> **Source material**:
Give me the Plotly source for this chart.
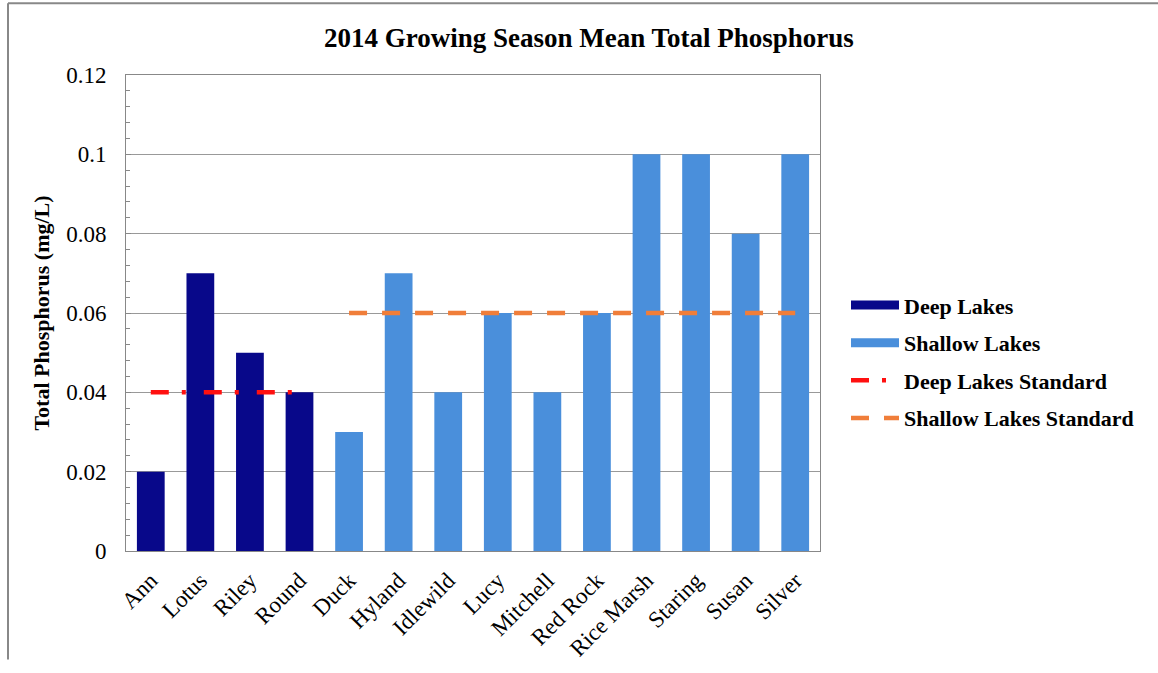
import plotly.graph_objects as go

deep_lakes = ["Ann", "Lotus", "Riley", "Round"]
deep_tp = [0.02, 0.07, 0.05, 0.04]
shallow_lakes = ["Duck", "Hyland", "Idlewild", "Lucy", "Mitchell", "Red Rock",
                 "Rice Marsh", "Staring", "Susan", "Silver"]
shallow_tp = [0.03, 0.07, 0.04, 0.06, 0.04, 0.06, 0.10, 0.10, 0.08, 0.10]
deep_standard = 0.04
shallow_standard = 0.06
categories = deep_lakes + shallow_lakes
y_ticks = [0, 0.02, 0.04, 0.06, 0.08, 0.1, 0.12]
y_ticktext = ["0", "0.02", "0.04", "0.06", "0.08", "0.1", "0.12"]

font_fam = "Liberation Serif, Times New Roman, serif"
deep_color = "#08088A"
shallow_color = "#4A8FDB"
deep_std_color = "#FF1010"
shallow_std_color = "#F07E3A"

fig = go.Figure()
fig.add_trace(go.Bar(x=deep_lakes, y=deep_tp, name="Deep Lakes", showlegend=False,
                     marker=dict(color=deep_color, line=dict(width=0))))
fig.add_trace(go.Bar(x=shallow_lakes, y=shallow_tp, name="Shallow Lakes", showlegend=False,
                     marker=dict(color=shallow_color, line=dict(width=0))))
# legend entries styled like the reference (long bar swatches)
fig.add_trace(go.Scatter(x=[None], y=[None], mode="lines", name="<b>Deep Lakes</b>",
                         legendgroup="a", line=dict(color=deep_color, width=9)))
fig.add_trace(go.Scatter(x=[None], y=[None], mode="lines", name="<b>Shallow Lakes</b>",
                         legendgroup="b", line=dict(color=shallow_color, width=9)))
fig.add_trace(go.Scatter(x=deep_lakes, y=[deep_standard] * len(deep_lakes),
                         mode="lines", name="<b>Deep Lakes Standard</b>", legendgroup="c",
                         line=dict(color=deep_std_color, width=4.5,
                                   dash="18px,13px,4px,18px")))
fig.add_trace(go.Scatter(x=shallow_lakes, y=[shallow_standard] * len(shallow_lakes),
                         mode="lines", name="<b>Shallow Lakes Standard</b>", legendgroup="d",
                         line=dict(color=shallow_std_color, width=4.5, dash="18px,15px")))

fig.update_layout(
    width=1158, height=673,
    margin=dict(l=126, r=338, t=75, b=120),
    paper_bgcolor="white", plot_bgcolor="white",
    bargap=0.44, barmode="overlay",
    title=dict(text="<b>2014 Growing Season Mean Total Phosphorus</b>",
               x=0.5086, xanchor="center", y=0.9435, yanchor="middle",
               font=dict(family=font_fam, size=27, color="black")),
    font=dict(family=font_fam, size=21, color="black"),
    legend=dict(x=(846 - 126) / 694, y=(553 - 363) / 478, xanchor="left", yanchor="middle",
                font=dict(family=font_fam, size=22, color="black"),
                tracegroupgap=6, traceorder="grouped", itemwidth=48),
    showlegend=True,
)
fig.update_xaxes(categoryorder="array", categoryarray=categories,
                 tickangle=-45, tickfont=dict(family=font_fam, size=23),
                 showline=True, linecolor="#888888", linewidth=1, mirror=True,
                 ticks="", showgrid=False, ticklabelstandoff=6)
fig.update_yaxes(range=[0, 0.12], tickvals=y_ticks, ticktext=y_ticktext,
                 tickfont=dict(family=font_fam, size=23),
                 title=dict(text="<b>Total Phosphorus (mg/L)</b>",
                            font=dict(family=font_fam, size=22), standoff=10),
                 showline=True, linecolor="#888888", linewidth=1, mirror=True,
                 showgrid=True, gridcolor="#999999", gridwidth=1,
                 ticks="inside", ticklen=5, tickcolor="#888888",
                 minor=dict(dtick=0.004, ticks="inside", ticklen=4, tickcolor="#888888"),
                 zeroline=False, ticklabelstandoff=14)

# outer chart-area border remnants (left and top)
fig.add_shape(type="line", xref="paper", yref="paper",
              x0=(8 - 126) / 694, x1=(8 - 126) / 694,
              y0=(553 - 662) / 478, y1=(553 - 3) / 478,
              line=dict(color="#888888", width=2))
fig.add_shape(type="line", xref="paper", yref="paper",
              x0=(8 - 126) / 694, x1=(1158 - 126) / 694,
              y0=(553 - 3) / 478, y1=(553 - 3) / 478,
              line=dict(color="#888888", width=2))

fig.write_html("out.html")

> **Goal**: Replicate the material above verbatim; images stay out of the copy.

> **Result**:
Give me the Plotly source for this chart.
import plotly.graph_objects as go

deep_lakes = ["Ann", "Lotus", "Riley", "Round"]
deep_tp = [0.02, 0.07, 0.05, 0.04]
shallow_lakes = ["Duck", "Hyland", "Idlewild", "Lucy", "Mitchell", "Red Rock",
                 "Rice Marsh", "Staring", "Susan", "Silver"]
shallow_tp = [0.03, 0.07, 0.04, 0.06, 0.04, 0.06, 0.10, 0.10, 0.08, 0.10]
deep_standard = 0.04
shallow_standard = 0.06
categories = deep_lakes + shallow_lakes
y_ticks = [0, 0.02, 0.04, 0.06, 0.08, 0.1, 0.12]
y_ticktext = ["0", "0.02", "0.04", "0.06", "0.08", "0.1", "0.12"]

font_fam = "Liberation Serif, Times New Roman, serif"
deep_color = "#08088A"
shallow_color = "#4A8FDB"
deep_std_color = "#FF1010"
shallow_std_color = "#F07E3A"

fig = go.Figure()
fig.add_trace(go.Bar(x=deep_lakes, y=deep_tp, name="Deep Lakes", showlegend=False,
                     marker=dict(color=deep_color, line=dict(width=0))))
fig.add_trace(go.Bar(x=shallow_lakes, y=shallow_tp, name="Shallow Lakes", showlegend=False,
                     marker=dict(color=shallow_color, line=dict(width=0))))
# legend entries styled like the reference (long bar swatches)
fig.add_trace(go.Scatter(x=[None], y=[None], mode="lines", name="<b>Deep Lakes</b>",
                         legendgroup="a", line=dict(color=deep_color, width=9)))
fig.add_trace(go.Scatter(x=[None], y=[None], mode="lines", name="<b>Shallow Lakes</b>",
                         legendgroup="b", line=dict(color=shallow_color, width=9)))
fig.add_trace(go.Scatter(x=deep_lakes, y=[deep_standard] * len(deep_lakes),
                         mode="lines", name="<b>Deep Lakes Standard</b>", legendgroup="c",
                         line=dict(color=deep_std_color, width=4.5,
                                   dash="18px,13px,4px,18px")))
fig.add_trace(go.Scatter(x=shallow_lakes, y=[shallow_standard] * len(shallow_lakes),
                         mode="lines", name="<b>Shallow Lakes Standard</b>", legendgroup="d",
                         line=dict(color=shallow_std_color, width=4.5, dash="18px,15px")))

fig.update_layout(
    width=1158, height=673,
    margin=dict(l=126, r=338, t=75, b=120),
    paper_bgcolor="white", plot_bgcolor="white",
    bargap=0.44, barmode="overlay",
    title=dict(text="<b>2014 Growing Season Mean Total Phosphorus</b>",
               x=0.5086, xanchor="center", y=0.9435, yanchor="middle",
               font=dict(family=font_fam, size=27, color="black")),
    font=dict(family=font_fam, size=21, color="black"),
    legend=dict(x=(846 - 126) / 694, y=(553 - 363) / 478, xanchor="left", yanchor="middle",
                font=dict(family=font_fam, size=22, color="black"),
                tracegroupgap=6, traceorder="grouped", itemwidth=48),
    showlegend=True,
)
fig.update_xaxes(categoryorder="array", categoryarray=categories,
                 tickangle=-45, tickfont=dict(family=font_fam, size=23),
                 showline=True, linecolor="#888888", linewidth=1, mirror=True,
                 ticks="", showgrid=False, ticklabelstandoff=6)
fig.update_yaxes(range=[0, 0.12], tickvals=y_ticks, ticktext=y_ticktext,
                 tickfont=dict(family=font_fam, size=23),
                 title=dict(text="<b>Total Phosphorus (mg/L)</b>",
                            font=dict(family=font_fam, size=22), standoff=10),
                 showline=True, linecolor="#888888", linewidth=1, mirror=True,
                 showgrid=True, gridcolor="#999999", gridwidth=1,
                 ticks="inside", ticklen=5, tickcolor="#888888",
                 minor=dict(dtick=0.004, ticks="inside", ticklen=4, tickcolor="#888888"),
                 zeroline=False, ticklabelstandoff=14)

# outer chart-area border remnants (left and top)
fig.add_shape(type="line", xref="paper", yref="paper",
              x0=(8 - 126) / 694, x1=(8 - 126) / 694,
              y0=(553 - 662) / 478, y1=(553 - 3) / 478,
              line=dict(color="#888888", width=2))
fig.add_shape(type="line", xref="paper", yref="paper",
              x0=(8 - 126) / 694, x1=(1158 - 126) / 694,
              y0=(553 - 3) / 478, y1=(553 - 3) / 478,
              line=dict(color="#888888", width=2))

fig.write_html("out.html")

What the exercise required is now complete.